MADD urges update to Massachusetts drunk driving law


BOSTON (WPRI/AP) — As Massachusetts lawmakers are preparing to scrutinize the troubles at the Registry of Motor Vehicles, Mothers Against Drunk Driving (MADD) is calling for updates to the state’s drunk driving laws. 

The Legislature’s Committee on Transportation announced Monday that it is planning to hold an oversight hearing in July to conduct a public examination of what it called “the management, notice and record-keeping issues” at the registry.

The hearing is prompted by a June 21 New Hampshire motorcycle crash that killed seven.

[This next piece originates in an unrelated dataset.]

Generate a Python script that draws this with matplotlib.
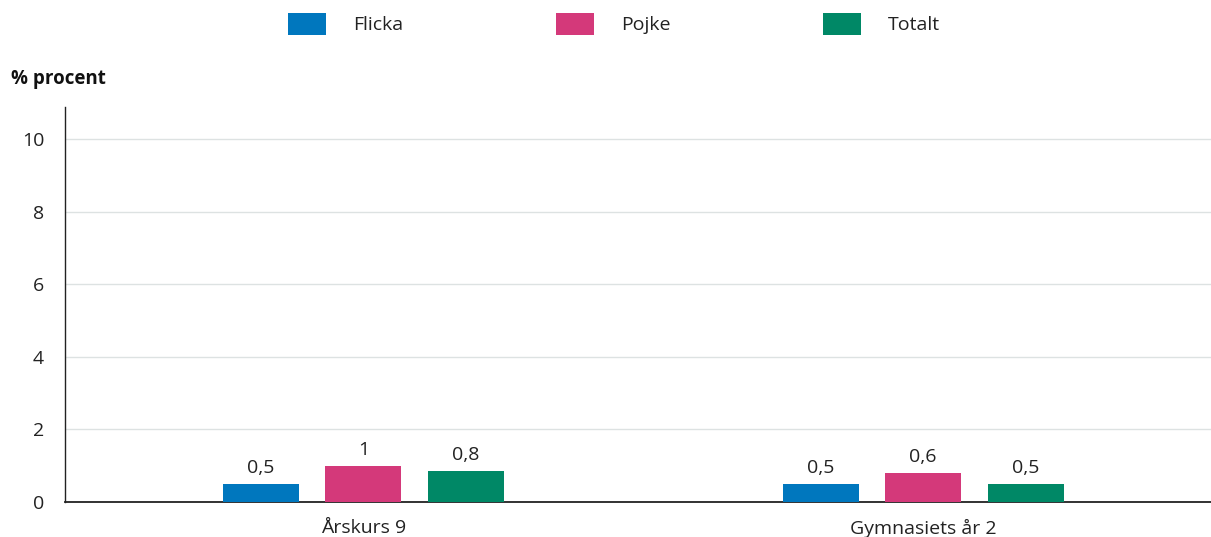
import matplotlib
matplotlib.use("Agg")
import matplotlib.pyplot as plt
import numpy as np

categories = ["Årskurs 9", "Gymnasiets år 2"]
series_names = ["Flicka", "Pojke", "Totalt"]
flicka = [0.5, 0.5]
pojke = [1.0, 0.8]
totalt = [0.85, 0.5]
flicka_labels = ["0,5", "0,5"]
pojke_labels = ["1", "0,6"]
totalt_labels = ["0,8", "0,5"]
y_ticks = [0, 2, 4, 6, 8, 10]
colors = ["#0077BE", "#D4397A", "#008866"]

plt.rcParams['font.family'] = ['Open Sans', 'DejaVu Sans']

fig = plt.figure(figsize=(12.11, 5.37), dpi=100)
ax = fig.add_axes([65/1211, 1 - 502/537, 1 - 65/1211, (502 - 107)/537])

x = np.arange(len(categories))
width = 0.1357
offset = 0.183
series = [flicka, pojke, totalt]
labels = [flicka_labels, pojke_labels, totalt_labels]
for i, (vals, labs, name, c) in enumerate(zip(series, labels, series_names, colors)):
    bars = ax.bar(x + (i - 1) * offset, vals, width, color=c, label=name, zorder=3)
    for b, lab in zip(bars, labs):
        ax.annotate(lab, (b.get_x() + b.get_width() / 2, b.get_height()),
                    xytext=(0, 5), textcoords="offset points", ha="center", va="bottom",
                    fontsize=14, color="#222222")

ax.set_xlim(-0.533, 0.514 + 1)
ax.set_ylim(0, 10.88)
ax.set_yticks(y_ticks)
ax.set_yticklabels([str(t) for t in y_ticks])
ax.set_xticks(x)
ax.set_xticklabels(categories)
ax.tick_params(axis="y", length=0, pad=15, labelsize=14, labelcolor="#222222")
ax.tick_params(axis="x", length=0, pad=12, labelsize=14, labelcolor="#222222")
ax.grid(axis="y", color="#dde2e2", linewidth=1, zorder=0)
for s in ["top", "right"]:
    ax.spines[s].set_visible(False)
ax.spines["left"].set_color("#222222")
ax.spines["left"].set_linewidth(1)
ax.spines["bottom"].set_color("#222222")
ax.spines["bottom"].set_linewidth(1.3)

fig.text(11/1211, 1 - 79/537, "% procent", fontsize=13.5, fontweight="bold", va="center", ha="left", color="#111111")

fig.legend(loc="center", bbox_to_anchor=(614/1211, 1 - 24/537), ncol=3, frameon=False,
           fontsize=14, handlelength=1.95, handleheight=1.4, handletextpad=1.4,
           columnspacing=7.85, labelcolor="#222222")

fig.savefig("out.png", dpi=100)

Connecticut officials twice alerted Massachusetts about a drunken driving arrest against the driver in the crash, 23-year-old Volodymyr Zhukovskyy, of West Springfield, but Massachusetts failed to act to suspend his license. Zhukovskyy pleaded not guilty.

More than 800 Massachusetts drivers since had their licenses suspended as officials continue to discover notifications of serious out-of-state driving violations that had not been acted on.

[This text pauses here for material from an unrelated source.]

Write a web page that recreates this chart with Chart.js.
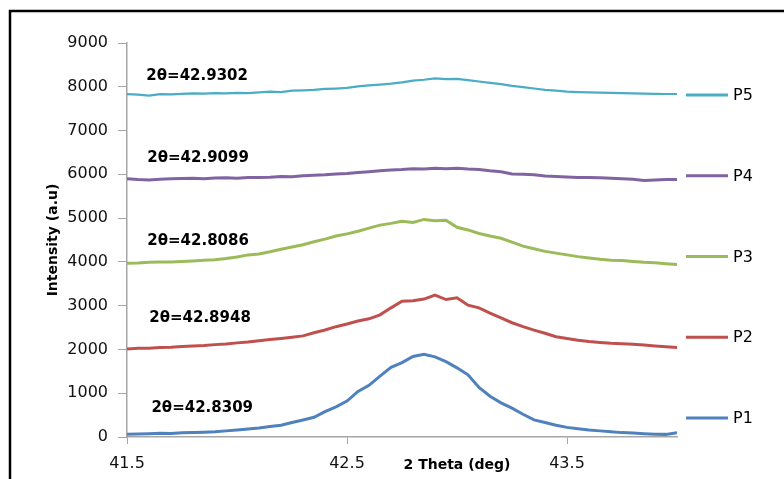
<!DOCTYPE html>
<html>
<head>
<meta charset="utf-8">
<script src="https://cdn.jsdelivr.net/npm/chart.js@4/dist/chart.umd.min.js"></script>
<style>
  html, body { margin: 0; padding: 0; background: #fff; }
  #wrap { width: 784px; height: 479px; }
</style>
</head>
<body>
<div id="wrap"><canvas id="xrdChart" width="784" height="479"></canvas></div>
<script>
// 2 theta (deg)
const twoTheta = [
  41.50, 41.55, 41.60, 41.65, 41.70, 41.75, 41.80, 41.85, 41.90, 41.95,
  42.00, 42.05, 42.10, 42.15, 42.20, 42.25, 42.30, 42.35, 42.40, 42.45,
  42.50, 42.55, 42.60, 42.65, 42.70, 42.75, 42.80, 42.85, 42.90, 42.95,
  43.00, 43.05, 43.10, 43.15, 43.20, 43.25, 43.30, 43.35, 43.40, 43.45,
  43.50, 43.55, 43.60, 43.65, 43.70, 43.75, 43.80, 43.85, 43.90, 43.95,
  44.00
];

const p1 = [
  60, 70, 75, 85, 80, 95, 100, 110, 120, 140,
  160, 180, 205, 240, 270, 330, 390, 450, 580, 690,
  820, 1040, 1180, 1390, 1590, 1700, 1840, 1890, 1830, 1720,
  1580, 1420, 1130, 930, 780, 660, 520, 390, 330, 270,
  220, 190, 160, 140, 120, 100, 90, 75, 65, 60,
  95
];
const p2 = [
  2010, 2025, 2030, 2045, 2050, 2070, 2080, 2090, 2110, 2125,
  2150, 2170, 2200, 2225, 2250, 2280, 2310, 2380, 2445, 2520,
  2580, 2650, 2700, 2790, 2950, 3100, 3110, 3150, 3240, 3140,
  3180, 3010, 2950, 2830, 2720, 2610, 2520, 2440, 2370, 2290,
  2250, 2210, 2180, 2160, 2140, 2130, 2120, 2100, 2080, 2060,
  2045
];
const p3 = [
  3970, 3975, 3990, 3995, 4000, 4010, 4020, 4035, 4050, 4075,
  4110, 4160, 4180, 4230, 4290, 4340, 4390, 4460, 4520, 4590,
  4640, 4700, 4770, 4840, 4880, 4930, 4900, 4970, 4940, 4950,
  4790, 4730, 4650, 4590, 4540, 4450, 4360, 4300, 4240, 4200,
  4160, 4120, 4090, 4060, 4040, 4030, 4010, 3990, 3980, 3960,
  3940
];
const p4 = [
  5900, 5880, 5870, 5890, 5900, 5905, 5910, 5900, 5915, 5920,
  5910, 5925, 5930, 5935, 5950, 5945, 5965, 5980, 5990, 6010,
  6020, 6040, 6060, 6080, 6100, 6110, 6130, 6120, 6140, 6130,
  6140, 6120, 6110, 6080, 6060, 6010, 6000, 5990, 5960, 5950,
  5940, 5930, 5930, 5920, 5910, 5900, 5890, 5860, 5870, 5880,
  5880
];
const p5 = [
  7830, 7820, 7800, 7830, 7825, 7840, 7850, 7845, 7855, 7850,
  7860, 7855, 7870, 7890, 7880, 7910, 7920, 7930, 7950, 7960,
  7975, 8010, 8030, 8050, 8070, 8100, 8140, 8160, 8190, 8175,
  8180, 8150, 8120, 8090, 8060, 8020, 7990, 7960, 7930, 7910,
  7890, 7880, 7870, 7865, 7860, 7855, 7850, 7845, 7840, 7835,
  7835
];

const seriesNames = ['P1', 'P2', 'P3', 'P4', 'P5'];
const peakAngles = ['42.8309', '42.8948', '42.8086', '42.9099', '42.9302'];
const xTicks = [41.5, 42.5, 43.5];

// where the peak labels sit, in axis units
const labelPos = [
  { x: 41.842, y: 662 },
  { x: 41.832, y: 2718 },
  { x: 41.823, y: 4477 },
  { x: 41.823, y: 6373 },
  { x: 41.819, y: 8246 }
];

const colors = ['#4F81BD', '#C0504D', '#9BBB59', '#8064A2', '#4BACC6'];
const widths = [3, 3, 3, 3, 2.2];
const allSeries = [p1, p2, p3, p4, p5];

const datasets = allSeries.map((vals, i) => ({
  label: seriesNames[i],
  data: vals.map((v, j) => ({ x: twoTheta[j], y: v })),
  borderColor: colors[i],
  borderWidth: widths[i],
  pointRadius: 0,
  tension: 0,
  fill: false
}));

const frame = {
  id: 'frame',
  beforeDraw(chart) {
    const ctx = chart.ctx;
    ctx.save();
    ctx.strokeStyle = '#000';
    ctx.lineWidth = 2.5;
    ctx.beginPath();
    ctx.moveTo(10, 479);
    ctx.lineTo(10, 11);
    ctx.lineTo(784, 11);
    ctx.stroke();
    ctx.restore();
  }
};

const extras = {
  id: 'extras',
  afterDraw(chart) {
    const ctx = chart.ctx;
    const xs = chart.scales.x, ys = chart.scales.y;
    ctx.save();
    // peak labels
    ctx.fillStyle = '#000';
    ctx.font = 'bold 15px "DejaVu Sans"';
    ctx.textAlign = 'center';
    ctx.textBaseline = 'middle';
    labelPos.forEach((p, i) => {
      ctx.fillText('2\u03B8=' + peakAngles[i], xs.getPixelForValue(p.x), ys.getPixelForValue(p.y));
    });
    // x axis title, on the tick label line
    ctx.font = 'bold 14px "DejaVu Sans"';
    ctx.fillText('2 Theta (deg)', xs.getPixelForValue(43.0), 465);
    // legend, P5 on top
    const ds = chart.data.datasets;
    ctx.textAlign = 'left';
    ctx.font = '16px "DejaVu Sans"';
    for (let k = 0; k < ds.length; k++) {
      const d = ds[ds.length - 1 - k];
      const y = 95 + k * 80.75;
      ctx.strokeStyle = d.borderColor;
      ctx.lineWidth = 3;
      ctx.beginPath();
      ctx.moveTo(686, y);
      ctx.lineTo(728, y);
      ctx.stroke();
      ctx.fillStyle = '#000';
      ctx.fillText(d.label, 733, y + 1);
    }
    ctx.restore();
  }
};

new Chart(document.getElementById('xrdChart').getContext('2d'), {
  type: 'line',
  data: { datasets },
  options: {
    responsive: false,
    animation: false,
    devicePixelRatio: 1,
    layout: { padding: { top: 43, right: 107, bottom: 0, left: 0 } },
    plugins: {
      legend: { display: false },
      tooltip: { enabled: false }
    },
    scales: {
      x: {
        type: 'linear',
        min: 41.5,
        max: 44,
        afterBuildTicks: (s) => { s.ticks = xTicks.map(v => ({ value: v })); },
        afterFit: (s) => { s.height = 42; },
        grid: { drawOnChartArea: false, tickLength: 7, color: '#a6a6a6' },
        border: { color: '#a6a6a6', width: 1.5 },
        ticks: {
          color: '#111',
          padding: 10,
          maxRotation: 0,
          font: { family: '"DejaVu Sans"', size: 16 },
          callback: (v) => v.toFixed(1)
        }
      },
      y: {
        min: 0,
        max: 9000,
        afterFit: (s) => { s.width = 127; },
        grid: { drawOnChartArea: false, tickLength: 9, color: '#a6a6a6' },
        border: { color: '#a6a6a6', width: 1.5 },
        ticks: {
          stepSize: 1000,
          color: '#111',
          padding: 10,
          font: { family: '"DejaVu Sans"', size: 16 },
          callback: (v) => String(v)
        },
        title: {
          display: true,
          text: 'Intensity (a.u)',
          color: '#000',
          padding: { top: 45, bottom: 0 },
          font: { family: '"DejaVu Sans"', size: 14, weight: 'bold' }
        }
      }
    }
  },
  plugins: [frame, extras]
});
</script>
</body>
</html>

In the wake of the crash, MADD is pushing for an “all-offender interlock bill.”

“We’re looking for it to get passed for all offenders, meaning first-time offenders,” MADD Program Director Mary Kate DePamphilis explained. “Statistics show a first-time offender isn’t a first-time offender. They’ve driven 80 up to 200 times before their arrest.”

DePamphilis said Massachusetts is the only state in the nation that doesn’t allow for in-car breathalyzers for first-time drunk driving offenders. She told Eyewitness News Tuesday night that MADD has pushed for a change regarding that for the past 11 years.

“There’s no excuse to not be up-to-date with the systems and to not be sharing updated information. Obviously, as this crash showed, it’s vital,” she said. “Seven lives were lost in New Hampshire and it shouldn’t have happened.”

Though the legislative session has wrapped for the summer, DePamphilis said the crash has heightened MADD’s call for change. While the interlock bill has been introduced in Massachusetts before, she said now is the time to get it passed.

“I just hope that this is a wake-up call for the legislators and that these people have not lost their lives in vain,” she said.

DePamphilis said the national president of MADD is flying to Boston at the end of the month to meet with lawmakers. She’s hoping to get a hearing on the interlock bill this fall and says Governor Charlie Baker is on board with it.